Saturday, March 12, 2011

The earthquake in Japan showed once again how far humankind is from controlling our environment


It could have been much worse, but even in a nation that prides itself on being prepared for earthquakes, the 8.9 magnitude temblor that battered Japan was plenty bad enough.
The ingenuity and resilience of mankind faced off against the awesome destructive force of nature - and, of course, humanity got much the worst of it.
The number of lives lost was much smaller than on other days when the Earth's gigantic tectonic plates have shifted miles below the surface.
Deaths may well be measured in the thousands, but not in the hundreds of thousands, as in Haiti last year or in the South Asian tsunami the day after Christmas 2004.
But that is only limited consolation as one of the world's most advanced societies has taken a battering that is a stark reminder both of how powerless even the vast accomplishments of our species can be and of how critical to survival disaster planning is.
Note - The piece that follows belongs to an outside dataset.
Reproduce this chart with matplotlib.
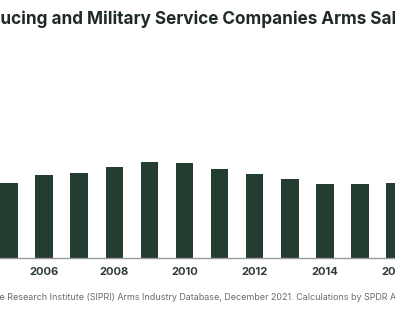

The force of the earthquake crumpled buildings, ignited fires, tore up roads, shut trains and plunged Japan into a full-scale nuclear emergency because of damage done to reactors.
Whatever quakeproofing was done on those plants, it plainly wasn't good enough. Not when five reactors at two power plants had technicians and emergency teams scrambling to avert the possibility of a fuel core meltdown.
Long-term, the nuclear industry is likely to suffer an enormous setback and face reasonable demands - both here in our backyard and around the world - for reassurance that, no, it can't happen here.
Tokyo, 240 miles from the epicenter, proved the wisdom of foresight. There, skyscrapers swayed "like trees in the breeze," bemused witnesses told news organizations. They are supposed to sway visibly. They give a little and maintain their structural integrity. They are monuments of human genius.
But worse was coming. The grinding, shifting continental plates tore a gash 186 miles long in the ocean floor and threw a maelstrom of water in every direction - a dreaded tsunami.
This time, mankind was as ready as it could be. Warnings flashed around the Pacific Rim 10 minutes after the temblor. That was fast, amazingly fast. But not fast enough to prepare the nearby Japanese coast.
A seemingly endless mass of water 30 feet high crashed onto the land minutes later, tossing ships and houses, trucks and cars. The land became the sea, and the roaring, rushing ocean carried away all, even burning houses.
And the stunning destruction was there for all the world to see, live on television. Nature has had more spectacularly destructive days, but never one that played out in real time for so many millions of viewers.
What's left now is rescues where they can be made, an enormous cleanup and a reckoning with the supremely destructive power concealed not in the massive core of the Earth, but in nature's tiniest particles.
Cause for awe, indeed, and cause for prayer.